SUPPLIED DATA:
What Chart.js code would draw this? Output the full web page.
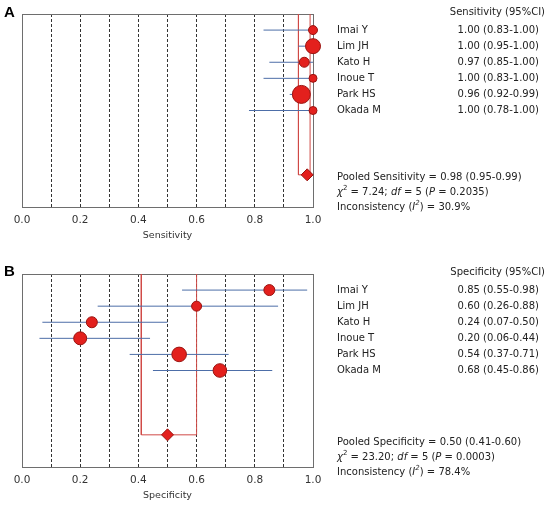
<!DOCTYPE html>
<html lang="en">
<head>
<meta charset="UTF-8">
<title>Forest plot</title>
<script src="https://cdn.jsdelivr.net/npm/chart.js"></script>
<style>
  body { margin: 0; background: #fff; overflow: hidden; }
  .panel { position: absolute; left: 0; width: 552px; }
  #panelA { top: 0; height: 247px; }
  #panelB { top: 247px; height: 260px; }
</style>
</head>
<body>
<div class="panel" id="panelA"><canvas id="chartA" width="552" height="247"></canvas></div>
<div class="panel" id="panelB"><canvas id="chartB" width="552" height="260"></canvas></div>
<script>
// study data
const studies = ['Imai Y', 'Lim JH', 'Kato H', 'Inoue T', 'Park HS', 'Okada M'];
const sensValue = [1.00, 1.00, 0.97, 1.00, 0.96, 1.00];
const sensLow = [0.83, 0.95, 0.85, 0.83, 0.92, 0.78];
const sensHigh = [1.00, 1.00, 1.00, 1.00, 0.99, 1.00];
const specValue = [0.85, 0.60, 0.24, 0.20, 0.54, 0.68];
const specLow = [0.55, 0.26, 0.07, 0.06, 0.37, 0.45];
const specHigh = [0.98, 0.88, 0.50, 0.44, 0.71, 0.86];
// pooled: estimate, low, high
const sensPooled = [0.98, 0.95, 0.99];
const specPooled = [0.50, 0.41, 0.60];
// chi2, df, P, I2
const sensStats = ['7.24', '5', '0.2035', '30.9'];
const specStats = ['23.20', '5', '0.0003', '78.4'];
const xTickLabels = ['0.0', '0.2', '0.4', '0.6', '0.8', '1.0'];

// marker sizes (study weight)
const sensRadius = [4.5, 7.5, 5, 4, 9, 4];
const specRadius = [5.5, 5, 5.5, 6.5, 7.3, 6.8];

const FONT = '"DejaVu Sans", Verdana, sans-serif';
const RED = '#e3201d';
const DARK_RED = '#9a1410';
const BRACKET = '#d04a46';
const BLUE = '#4d6ea8';
const POOLED_ROW = 10;

function drawRich(ctx, parts, x, y) {
    parts.forEach(function(p) {
        const text = p[0], style = p[1] || '';
        const sup = style.indexOf('sup') >= 0;
        const italic = style.indexOf('i') === 0;
        ctx.font = (italic ? 'italic ' : '') + (sup ? '7px ' : '10px ') + FONT;
        ctx.fillText(text, x, sup ? y - 4 : y);
        x += ctx.measureText(text).width;
    });
}

const sidePanel = {
    id: 'sidePanel',
    beforeDatasetsDraw(chart) {
        const a = chart.chartArea, ctx = chart.ctx;
        ctx.save();
        ctx.strokeStyle = '#6e6e6e';
        ctx.lineWidth = 1;
        ctx.strokeRect(Math.round(a.left) + 0.5, Math.round(a.top) + 0.5,
            Math.round(a.right - a.left), Math.round(a.bottom - a.top));
        ctx.restore();
    },
    afterDraw(chart, args, o) {
        const ctx = chart.ctx, a = chart.chartArea, y = chart.scales.y;
        ctx.save();
        ctx.fillStyle = '#000';
        ctx.textBaseline = 'middle';
        ctx.font = 'bold 15px "Liberation Sans", Arial, sans-serif';
        ctx.textAlign = 'left';
        ctx.fillText(o.letter, 4, o.letterY);

        ctx.fillStyle = '#222';
        ctx.font = '10px ' + FONT;
        ctx.textAlign = 'right';
        ctx.fillText(o.header + ' (95%CI)', 545, a.top - 2);
        studies.forEach(function(name, i) {
            const py = y.getPixelForValue(i + 1);
            ctx.textAlign = 'left';
            ctx.fillText(name, 337, py);
            ctx.textAlign = 'right';
            ctx.fillText(o.values[i].toFixed(2) + ' (' + o.low[i].toFixed(2) + '-' + o.high[i].toFixed(2) + ')', 539, py);
        });
        ctx.textAlign = 'left';
        const s = o.stats, p = o.pooled, t = o.statsY;
        drawRich(ctx, [['Pooled ' + o.header + ' = ' + p[0].toFixed(2) + ' (' + p[1].toFixed(2) + '-' + p[2].toFixed(2) + ')']], 337, t);
        drawRich(ctx, [['\u03c7', 'i'], ['2', 'sup'], [' = ' + s[0] + '; '], ['df', 'i'], [' = ' + s[1] + ' ('], ['P', 'i'], [' = ' + s[2] + ')']], 337, t + 15);
        drawRich(ctx, [['Inconsistency ('], ['I', 'i'], ['2', 'isup'], [') = ' + s[3] + '%']], 337, t + 30);
        ctx.restore();
    }
};

function makeForest(canvasId, cfg) {
    const ciSets = cfg.values.map(function(v, i) {
        return {
            data: [{ x: cfg.low[i], y: i + 1 }, { x: cfg.high[i], y: i + 1 }],
            showLine: true, borderColor: BLUE, borderWidth: 1, pointRadius: 0, order: 3
        };
    });
    const p = cfg.pooled;
    const bracket = {
        data: [{ x: p[1], y: 0 }, { x: p[1], y: POOLED_ROW }, { x: p[2], y: POOLED_ROW }, { x: p[2], y: 0 }],
        showLine: true, borderColor: BRACKET, borderWidth: 1, pointRadius: 0, order: 4
    };
    const points = {
        data: cfg.values.map(function(v, i) { return { x: v, y: i + 1 }; }),
        pointRadius: cfg.radius, backgroundColor: RED, borderColor: DARK_RED,
        borderWidth: 1, order: 1, clip: false
    };
    const diamond = {
        data: [{ x: p[0], y: POOLED_ROW }],
        pointStyle: 'rectRot', pointRadius: 6, backgroundColor: RED, borderColor: DARK_RED,
        borderWidth: 1, order: 0, clip: false
    };

    return new Chart(document.getElementById(canvasId), {
        type: 'scatter',
        data: { datasets: [diamond, points].concat(ciSets, [bracket]) },
        options: {
            responsive: false,
            animation: false,
            events: [],
            layout: { padding: { top: cfg.top, left: 22, right: 239, bottom: 0 } },
            plugins: {
                legend: { display: false },
                tooltip: { enabled: false },
                sidePanel: {
                    letter: cfg.letter, letterY: cfg.letterY, header: cfg.header,
                    values: cfg.values, low: cfg.low, high: cfg.high,
                    pooled: cfg.pooled, stats: cfg.stats, statsY: cfg.statsY
                }
            },
            scales: {
                x: {
                    type: 'linear', min: 0, max: 1,
                    afterFit: function(s) { s.height = 40; },
                    ticks: {
                        stepSize: 0.1, autoSkip: false, maxRotation: 0, padding: 7,
                        color: '#333', font: { family: FONT, size: 10.5 },
                        callback: function(v) {
                            const lbl = Number(v).toFixed(1);
                            return xTickLabels.indexOf(lbl) >= 0 ? lbl : '';
                        }
                    },
                    grid: {
                        drawTicks: false, lineWidth: 1,
                        color: function(c) {
                            const v = c.tick ? c.tick.value : 0;
                            return (v > 0.001 && v < 0.999) ? '#333' : 'rgba(0,0,0,0)';
                        }
                    },
                    border: { display: false, dash: [3, 2] },
                    title: {
                        display: true, text: cfg.header, color: '#333',
                        font: { family: FONT, size: 9.5 }, padding: { top: 0, bottom: 6 }
                    }
                },
                y: { type: 'linear', min: 0, max: 12, reverse: true, display: false }
            }
        },
        plugins: [sidePanel]
    });
}

makeForest('chartA', {
    letter: 'A', letterY: 13, header: 'Sensitivity', top: 14, statsY: 177,
    values: sensValue, low: sensLow, high: sensHigh, radius: sensRadius,
    pooled: sensPooled, stats: sensStats
});
makeForest('chartB', {
    letter: 'B', letterY: 25, header: 'Specificity', top: 27, statsY: 195,
    values: specValue, low: specLow, high: specHigh, radius: specRadius,
    pooled: specPooled, stats: specStats
});
</script>
</body>
</html>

WORK TO BE COMPLETED: Copy out the data above exactly, except the pictures.

WRITTEN SOLUTION:
What Chart.js code would draw this? Output the full web page.
<!DOCTYPE html>
<html lang="en">
<head>
<meta charset="UTF-8">
<title>Forest plot</title>
<script src="https://cdn.jsdelivr.net/npm/chart.js"></script>
<style>
  body { margin: 0; background: #fff; overflow: hidden; }
  .panel { position: absolute; left: 0; width: 552px; }
  #panelA { top: 0; height: 247px; }
  #panelB { top: 247px; height: 260px; }
</style>
</head>
<body>
<div class="panel" id="panelA"><canvas id="chartA" width="552" height="247"></canvas></div>
<div class="panel" id="panelB"><canvas id="chartB" width="552" height="260"></canvas></div>
<script>
// study data
const studies = ['Imai Y', 'Lim JH', 'Kato H', 'Inoue T', 'Park HS', 'Okada M'];
const sensValue = [1.00, 1.00, 0.97, 1.00, 0.96, 1.00];
const sensLow = [0.83, 0.95, 0.85, 0.83, 0.92, 0.78];
const sensHigh = [1.00, 1.00, 1.00, 1.00, 0.99, 1.00];
const specValue = [0.85, 0.60, 0.24, 0.20, 0.54, 0.68];
const specLow = [0.55, 0.26, 0.07, 0.06, 0.37, 0.45];
const specHigh = [0.98, 0.88, 0.50, 0.44, 0.71, 0.86];
// pooled: estimate, low, high
const sensPooled = [0.98, 0.95, 0.99];
const specPooled = [0.50, 0.41, 0.60];
// chi2, df, P, I2
const sensStats = ['7.24', '5', '0.2035', '30.9'];
const specStats = ['23.20', '5', '0.0003', '78.4'];
const xTickLabels = ['0.0', '0.2', '0.4', '0.6', '0.8', '1.0'];

// marker sizes (study weight)
const sensRadius = [4.5, 7.5, 5, 4, 9, 4];
const specRadius = [5.5, 5, 5.5, 6.5, 7.3, 6.8];

const FONT = '"DejaVu Sans", Verdana, sans-serif';
const RED = '#e3201d';
const DARK_RED = '#9a1410';
const BRACKET = '#d04a46';
const BLUE = '#4d6ea8';
const POOLED_ROW = 10;

function drawRich(ctx, parts, x, y) {
    parts.forEach(function(p) {
        const text = p[0], style = p[1] || '';
        const sup = style.indexOf('sup') >= 0;
        const italic = style.indexOf('i') === 0;
        ctx.font = (italic ? 'italic ' : '') + (sup ? '7px ' : '10px ') + FONT;
        ctx.fillText(text, x, sup ? y - 4 : y);
        x += ctx.measureText(text).width;
    });
}

const sidePanel = {
    id: 'sidePanel',
    beforeDatasetsDraw(chart) {
        const a = chart.chartArea, ctx = chart.ctx;
        ctx.save();
        ctx.strokeStyle = '#6e6e6e';
        ctx.lineWidth = 1;
        ctx.strokeRect(Math.round(a.left) + 0.5, Math.round(a.top) + 0.5,
            Math.round(a.right - a.left), Math.round(a.bottom - a.top));
        ctx.restore();
    },
    afterDraw(chart, args, o) {
        const ctx = chart.ctx, a = chart.chartArea, y = chart.scales.y;
        ctx.save();
        ctx.fillStyle = '#000';
        ctx.textBaseline = 'middle';
        ctx.font = 'bold 15px "Liberation Sans", Arial, sans-serif';
        ctx.textAlign = 'left';
        ctx.fillText(o.letter, 4, o.letterY);

        ctx.fillStyle = '#222';
        ctx.font = '10px ' + FONT;
        ctx.textAlign = 'right';
        ctx.fillText(o.header + ' (95%CI)', 545, a.top - 2);
        studies.forEach(function(name, i) {
            const py = y.getPixelForValue(i + 1);
            ctx.textAlign = 'left';
            ctx.fillText(name, 337, py);
            ctx.textAlign = 'right';
            ctx.fillText(o.values[i].toFixed(2) + ' (' + o.low[i].toFixed(2) + '-' + o.high[i].toFixed(2) + ')', 539, py);
        });
        ctx.textAlign = 'left';
        const s = o.stats, p = o.pooled, t = o.statsY;
        drawRich(ctx, [['Pooled ' + o.header + ' = ' + p[0].toFixed(2) + ' (' + p[1].toFixed(2) + '-' + p[2].toFixed(2) + ')']], 337, t);
        drawRich(ctx, [['\u03c7', 'i'], ['2', 'sup'], [' = ' + s[0] + '; '], ['df', 'i'], [' = ' + s[1] + ' ('], ['P', 'i'], [' = ' + s[2] + ')']], 337, t + 15);
        drawRich(ctx, [['Inconsistency ('], ['I', 'i'], ['2', 'isup'], [') = ' + s[3] + '%']], 337, t + 30);
        ctx.restore();
    }
};

function makeForest(canvasId, cfg) {
    const ciSets = cfg.values.map(function(v, i) {
        return {
            data: [{ x: cfg.low[i], y: i + 1 }, { x: cfg.high[i], y: i + 1 }],
            showLine: true, borderColor: BLUE, borderWidth: 1, pointRadius: 0, order: 3
        };
    });
    const p = cfg.pooled;
    const bracket = {
        data: [{ x: p[1], y: 0 }, { x: p[1], y: POOLED_ROW }, { x: p[2], y: POOLED_ROW }, { x: p[2], y: 0 }],
        showLine: true, borderColor: BRACKET, borderWidth: 1, pointRadius: 0, order: 4
    };
    const points = {
        data: cfg.values.map(function(v, i) { return { x: v, y: i + 1 }; }),
        pointRadius: cfg.radius, backgroundColor: RED, borderColor: DARK_RED,
        borderWidth: 1, order: 1, clip: false
    };
    const diamond = {
        data: [{ x: p[0], y: POOLED_ROW }],
        pointStyle: 'rectRot', pointRadius: 6, backgroundColor: RED, borderColor: DARK_RED,
        borderWidth: 1, order: 0, clip: false
    };

    return new Chart(document.getElementById(canvasId), {
        type: 'scatter',
        data: { datasets: [diamond, points].concat(ciSets, [bracket]) },
        options: {
            responsive: false,
            animation: false,
            events: [],
            layout: { padding: { top: cfg.top, left: 22, right: 239, bottom: 0 } },
            plugins: {
                legend: { display: false },
                tooltip: { enabled: false },
                sidePanel: {
                    letter: cfg.letter, letterY: cfg.letterY, header: cfg.header,
                    values: cfg.values, low: cfg.low, high: cfg.high,
                    pooled: cfg.pooled, stats: cfg.stats, statsY: cfg.statsY
                }
            },
            scales: {
                x: {
                    type: 'linear', min: 0, max: 1,
                    afterFit: function(s) { s.height = 40; },
                    ticks: {
                        stepSize: 0.1, autoSkip: false, maxRotation: 0, padding: 7,
                        color: '#333', font: { family: FONT, size: 10.5 },
                        callback: function(v) {
                            const lbl = Number(v).toFixed(1);
                            return xTickLabels.indexOf(lbl) >= 0 ? lbl : '';
                        }
                    },
                    grid: {
                        drawTicks: false, lineWidth: 1,
                        color: function(c) {
                            const v = c.tick ? c.tick.value : 0;
                            return (v > 0.001 && v < 0.999) ? '#333' : 'rgba(0,0,0,0)';
                        }
                    },
                    border: { display: false, dash: [3, 2] },
                    title: {
                        display: true, text: cfg.header, color: '#333',
                        font: { family: FONT, size: 9.5 }, padding: { top: 0, bottom: 6 }
                    }
                },
                y: { type: 'linear', min: 0, max: 12, reverse: true, display: false }
            }
        },
        plugins: [sidePanel]
    });
}

makeForest('chartA', {
    letter: 'A', letterY: 13, header: 'Sensitivity', top: 14, statsY: 177,
    values: sensValue, low: sensLow, high: sensHigh, radius: sensRadius,
    pooled: sensPooled, stats: sensStats
});
makeForest('chartB', {
    letter: 'B', letterY: 25, header: 'Specificity', top: 27, statsY: 195,
    values: specValue, low: specLow, high: specHigh, radius: specRadius,
    pooled: specPooled, stats: specStats
});
</script>
</body>
</html>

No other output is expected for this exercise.